Лавирон принадлежал к небольшому числу людей, не опьяневших 24 февраля от победы, от провозглашения республики. Он был на баррикадах, когда дрались, и в Hôtel de Ville, когда недравшиеся выбирали диктаторов. Когда прибыло новое правительство, как Deus ex machina, в Ратушу, он громко протестовал против его избрания и, вместе с несколькими энергическими людьми, спрашивал: откуда оно взялось? почему оно правительство? Совершенно последовательно Лавирон 15 мая ворвался с парижским народом в мещанское собрание и, с обнаженной шпагой в руке, заставил президента допустить на трибуну народных ораторов. Дело было потеряно. Лавирон скрылся. Он был судим и осужден par contumace[110]. Реакция пьянела, она чувствовала себя сильной для борьбы и, вскоре, сильной для победы, – тут Июньские дни, потом проскрипции, ссылки, синий террор. В это самое время, однажды вечером, сидел я на бульваре перед Тортони, в толпе всякой всячины, и, как в Париже всегда бывает – в умеренную и неумеренную монархию, в республику и империю – все это общество впересыпку с шпионами. Вдруг подходит ко мне – не верю глазам – Лавирон.

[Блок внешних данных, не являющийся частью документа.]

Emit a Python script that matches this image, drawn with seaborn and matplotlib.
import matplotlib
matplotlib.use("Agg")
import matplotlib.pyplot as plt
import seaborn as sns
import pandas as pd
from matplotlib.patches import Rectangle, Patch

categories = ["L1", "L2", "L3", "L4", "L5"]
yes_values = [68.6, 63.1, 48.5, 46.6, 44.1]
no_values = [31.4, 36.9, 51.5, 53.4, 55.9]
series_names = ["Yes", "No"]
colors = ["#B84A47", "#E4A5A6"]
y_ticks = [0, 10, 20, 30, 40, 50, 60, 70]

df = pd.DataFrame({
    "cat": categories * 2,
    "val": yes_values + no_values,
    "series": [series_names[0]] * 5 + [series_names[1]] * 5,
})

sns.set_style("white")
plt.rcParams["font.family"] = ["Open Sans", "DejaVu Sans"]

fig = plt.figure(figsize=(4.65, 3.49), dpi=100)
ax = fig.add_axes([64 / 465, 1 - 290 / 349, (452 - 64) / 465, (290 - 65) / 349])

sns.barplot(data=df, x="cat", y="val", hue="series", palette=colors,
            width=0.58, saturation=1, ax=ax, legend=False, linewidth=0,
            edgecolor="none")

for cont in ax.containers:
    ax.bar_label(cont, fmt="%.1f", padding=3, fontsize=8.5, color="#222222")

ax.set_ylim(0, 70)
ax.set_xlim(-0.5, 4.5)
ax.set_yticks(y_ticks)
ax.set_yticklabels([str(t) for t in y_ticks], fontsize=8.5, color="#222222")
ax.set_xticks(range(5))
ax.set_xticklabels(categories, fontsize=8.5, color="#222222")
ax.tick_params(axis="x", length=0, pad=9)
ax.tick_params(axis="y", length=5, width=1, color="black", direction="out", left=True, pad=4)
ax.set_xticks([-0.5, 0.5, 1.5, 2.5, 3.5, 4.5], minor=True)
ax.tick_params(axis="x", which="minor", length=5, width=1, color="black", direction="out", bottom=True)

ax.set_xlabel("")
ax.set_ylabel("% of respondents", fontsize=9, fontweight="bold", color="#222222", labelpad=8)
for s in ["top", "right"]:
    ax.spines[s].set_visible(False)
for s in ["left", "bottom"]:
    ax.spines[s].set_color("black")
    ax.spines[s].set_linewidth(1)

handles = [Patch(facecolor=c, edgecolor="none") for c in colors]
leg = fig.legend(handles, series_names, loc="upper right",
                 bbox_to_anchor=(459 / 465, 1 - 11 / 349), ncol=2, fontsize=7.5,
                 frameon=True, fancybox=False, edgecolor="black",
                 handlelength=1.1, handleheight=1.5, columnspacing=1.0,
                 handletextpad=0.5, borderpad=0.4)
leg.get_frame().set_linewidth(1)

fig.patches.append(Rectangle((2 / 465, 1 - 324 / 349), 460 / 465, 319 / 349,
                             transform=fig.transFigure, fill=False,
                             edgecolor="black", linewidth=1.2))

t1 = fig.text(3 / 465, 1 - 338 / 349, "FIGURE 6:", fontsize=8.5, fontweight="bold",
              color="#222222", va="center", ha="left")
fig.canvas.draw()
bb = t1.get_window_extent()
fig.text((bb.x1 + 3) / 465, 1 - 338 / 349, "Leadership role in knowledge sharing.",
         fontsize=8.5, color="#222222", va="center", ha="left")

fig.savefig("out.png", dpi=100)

– Здравствуйте! – говорит он.
Что за сумасшествие? – отвечаю я вполголоса и, взяв его под руку, отхожу от Тортони. – Как же можно так подвергаться, и особенно теперь?
Если бы вы знали, что за скука сидеть взаперти и прятаться, просто с ума сойдешь… я думал, думал, да и пошел гулять.
– Зачем же на бульвар?
– Это ничего не значит, здесь меня меньше знают, чем но ту сторону Сены, и кому ж придет в голову, что я стану прогуливаться мимо Тортони? Впрочем, я еду…
– Куда?
– В Женеву, – так тяжко и так все надоело; мы идем навстречу страшным несчастиям. Падение, падение, мелкость во всех, во всем. Ну, прощайте – прощайте, и да будет наша встреча повеселее.

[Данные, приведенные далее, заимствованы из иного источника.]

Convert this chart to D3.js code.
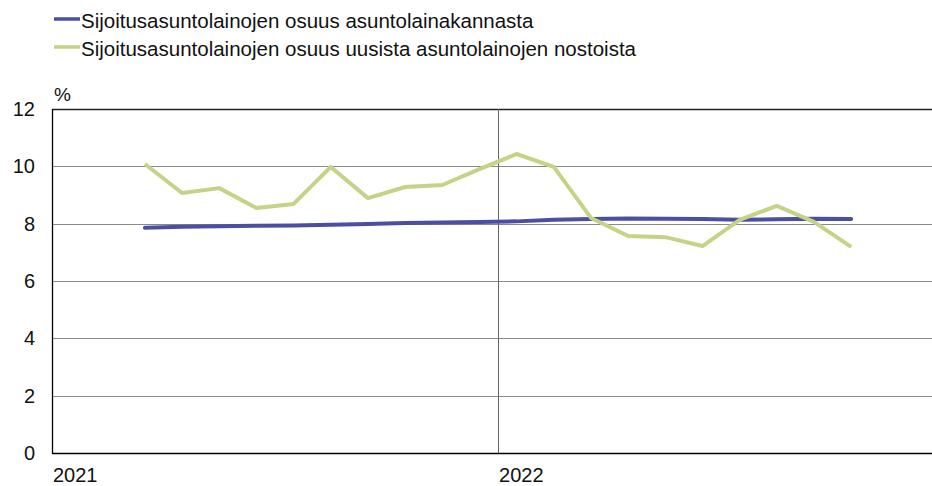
<!DOCTYPE html>
<html>
<head>
<meta charset="utf-8">
<script src="https://cdn.jsdelivr.net/npm/d3@7"></script>
<style>
  body { margin: 0; background: #fff; }
  svg { display: block; font-family: "Liberation Sans", Arial, sans-serif; }
</style>
</head>
<body>
<svg id="chart" width="932" height="486"></svg>
<script>
  "use strict";

  // months since Jan 2021 (0 = Jan 2021), Mar 2021 .. Oct 2022
  var months = [2, 3, 4, 5, 6, 7, 8, 9, 10, 11, 12, 13, 14, 15, 16, 17, 18, 19, 20, 21];
  var stockShare = [7.86, 7.89, 7.91, 7.93, 7.94, 7.96, 7.99, 8.02, 8.04, 8.06,
                    8.08, 8.14, 8.16, 8.18, 8.17, 8.16, 8.14, 8.15, 8.17, 8.16];
  var newShare = [10.08, 9.07, 9.24, 8.55, 8.69, 9.98, 8.89, 9.28, 9.35, 9.9,
                  10.43, 9.98, 8.2, 7.57, 7.53, 7.22, 8.13, 8.62, 8.06, 7.19];
  var yTicks = [0, 2, 4, 6, 8, 10, 12];
  var years = [{ label: "2021", m: 0 }, { label: "2022", m: 12 }];
  var seriesNames = [
    "Sijoitusasuntolainojen osuus asuntolainakannasta",
    "Sijoitusasuntolainojen osuus uusista asuntolainojen nostoista"
  ];
  var colors = ["#4a4fa3", "#c5d387"];

  (function () {
    var svg = d3.select("#chart");
    var plotLeft = 52, plotTop = 109, plotBottom = 453, plotRight = 932;

    var x = d3.scaleLinear().domain([0, 24]).range([plotLeft, plotLeft + 24 * 37.17]);
    var y = d3.scaleLinear().domain([0, 12]).range([plotBottom, plotTop]);

    // horizontal grid
    svg.append("g")
      .selectAll("line")
      .data(yTicks.filter(function (d) { return d > 0; }))
      .enter()
      .append("line")
      .attr("x1", plotLeft)
      .attr("x2", plotRight)
      .attr("y1", function (d) { return Math.round(y(d)) + 0.5; })
      .attr("y2", function (d) { return Math.round(y(d)) + 0.5; })
      .attr("stroke", function (d) { return d === 12 ? "#222" : "#8a8a8a"; })
      .attr("stroke-width", function (d) { return d === 12 ? 1.3 : 1; });

    // year separator
    svg.append("g")
      .selectAll("line")
      .data(years.filter(function (d) { return d.m > 0; }))
      .enter()
      .append("line")
      .attr("x1", function (d) { return Math.round(x(d.m)) + 0.5; })
      .attr("x2", function (d) { return Math.round(x(d.m)) + 0.5; })
      .attr("y1", plotTop)
      .attr("y2", plotBottom)
      .attr("stroke", "#666")
      .attr("stroke-width", 1);

    // axis lines
    svg.append("line")
      .attr("x1", plotLeft + 0.5).attr("x2", plotLeft + 0.5)
      .attr("y1", plotTop).attr("y2", plotBottom + 0.5)
      .attr("stroke", "#000").attr("stroke-width", 1.3);
    svg.append("line")
      .attr("x1", plotLeft).attr("x2", plotRight)
      .attr("y1", plotBottom + 0.5).attr("y2", plotBottom + 0.5)
      .attr("stroke", "#000").attr("stroke-width", 1.3);

    // y tick labels
    svg.append("g")
      .selectAll("text")
      .data(yTicks)
      .enter()
      .append("text")
      .attr("x", 35)
      .attr("y", function (d) { return y(d); })
      .attr("text-anchor", "end")
      .attr("dominant-baseline", "central")
      .style("font-size", "20px")
      .attr("fill", "#111")
      .text(function (d) { return d; });

    svg.append("text")
      .attr("x", 54)
      .attr("y", 101)
      .style("font-size", "19px")
      .attr("fill", "#111")
      .text("%");

    // year labels
    svg.append("g")
      .selectAll("text")
      .data(years)
      .enter()
      .append("text")
      .attr("x", function (d) { return x(d.m) + 1; })
      .attr("y", 482)
      .style("font-size", "20px")
      .attr("fill", "#111")
      .text(function (d) { return d.label; });

    // series lines
    var line = d3.line()
      .x(function (d) { return x(d[0] + 0.5); })
      .y(function (d) { return y(d[1]); });

    [stockShare, newShare].forEach(function (vals, i) {
      var pts = months.map(function (m, j) { return [m, vals[j]]; });
      svg.append("path")
        .datum(pts)
        .attr("d", line)
        .attr("fill", "none")
        .attr("stroke", colors[i])
        .attr("stroke-width", 4)
        .attr("stroke-linejoin", "round")
        .attr("stroke-linecap", i === 0 ? "round" : "butt");
    });

    // legend
    var legend = svg.append("g")
      .selectAll("g")
      .data(seriesNames)
      .enter()
      .append("g")
      .attr("transform", function (d, i) { return "translate(54," + (19 + i * 28) + ")"; });

    legend.append("line")
      .attr("x1", 0).attr("x2", 26)
      .attr("y1", 0).attr("y2", 0)
      .attr("stroke", function (d, i) { return colors[i]; })
      .attr("stroke-width", 3.5);

    legend.append("text")
      .attr("x", 27)
      .attr("y", 1)
      .attr("dominant-baseline", "central")
      .style("font-size", "20.5px")
      .attr("fill", "#111")
      .text(function (d) { return d; });
  })();
</script>
</body>
</html>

В Женеве Лавирон занимался архитектурой, что-то строил. Вдруг объявлена война «за папу» против Рима. Французы сделали свою вероломную высадку в Чивита-Веккии и приближались к Риму. Лавирон бросил циркуль и поскакал в Рим. «Надобно вам инженера, артиллериста, солдата?.. Я француз, я стыжусь за Францию и иду драться с моими соотечественниками», – говорил он триумвирам и пошел жертвой искупления в ряды римлян. С мрачной отвагой шел он вперед, – когда все было потеряно, он еще дрался и пал в воротах Рима, сраженный французским ядром.
Французские газеты похоронили его рядом ругательств, указывая суд божий над преступным изменником отечества!
…Когда человек, долго глядя на черные кудри и черные глаза, вдруг обращается к белокурой женщине с светлыми бровями, нервной и бледной, взгляд его всякий раз удивляется и не может сразу прийти в себя. Разница, о которой он не думал, которую забыл, невольно, физически навязывается ему.
Точно то же делается при быстром переходе от итальянской эмиграции к немецкой.
Немец теоретически развит, без сомнения, больше, чем все народы, но проку в этом нет до сих пор. Из католического фанатизма он перешел в протестантский пиетизм трансцендентальной философии и поэтизм филологии, а теперь понемногу перебирается в положительную, науку – он «во всех классах учится прилежно», и в этом вся его история; на страшном суде ему сочтут баллы. Народ Германии, менее учившийся, много страдал; он купил право на протестантизм Тридцатилетней войной, право на независимое существование, т. е. на бледное существование под надзором России, – борьбой с Наполеоном. Его освобождение в 1814–1815 году было совершеннейшей реакцией, и когда на место Жерома Бонапарта явился der Landesvater[111], в пудреном парике и залежавшемся мундире старого покроя, и объявил, что на другой день назначается, по порядку, положим, 45-й парад (сорок четвертый был до революции), – тогда всем освобожденным показалось, что они вдруг потеряли современность и воротились к другому времени каждый щупал, не выросла ли у него коса с бантом на затылке. Народ принимал это с простодушной глупостью и пел Кернеровы песни. Науки шли вперед. Греческие трагедии давались в Берлине, драматические торжества для Гёте – в Веймаре.
Самые радикальные люди между немцами в частной жизни остаются филистерами. Смелые в логике, они освобождают себя от практической последовательности и впадают в вопиющие противоречия. Германский ум в революции, как во всем, берет общую идею, разумеется, в ее безусловном, т. е. недействительном, значении и довольствуется идеальным построением ее, воображая, что вещь сделана, если она понята, и что факт так же легко кладется под мысль, как смысл факта переходит в сознание.